Kebbel will be working with the U. S. Mission to the Africa Union, a cooperative organization of 54 African nations where he will be consulting with the Africa Union on its draft strategic communication plan. Part of that work will be to advise on creating a crisis communication plan and advising on where and how to use social media as an element of these plans. 

Kebbel was a Fulbright Senior Specialist in online journalism in 2008. In that role, he worked in Pretoria, South Africa, helping the Journalism Department at Tshwane University of Technology advance its digital media curriculum. He is a member of the U.S.-Russia Bilateral Presidential Commission subgroup on media. 

Kebbel’s areas of interest are mobile communications, news that engages communities and digital news and advertising experiments.

He has master’s degrees in journalism and in political science from the University of Illinois, and a master of social work degree from the Catholic University of America.

ABOUT THE FULBRIGHT SPECIALIST PROGRAM
Fulbright Specialist grants range in duration from two to six weeks.

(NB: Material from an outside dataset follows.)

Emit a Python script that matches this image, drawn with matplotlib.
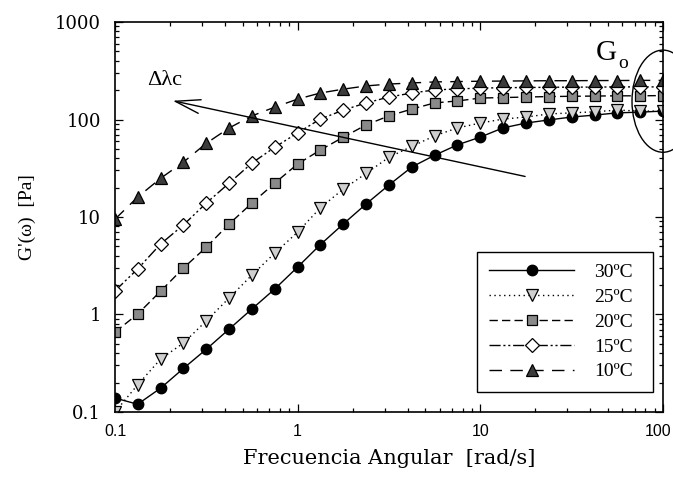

Funding is shared between the U.S. Department of State and host institutions. The U.S. Department of State’s Bureau of Educational and Cultural Affairs pays for the grantee’s international travel costs and provides a payment of $200 per grant day. The host institution usually offers to cover the cost of grantee housing, meals, and any necessary program-related in-country expenses. The U.S. Government founded the international academic exchange program in 1946.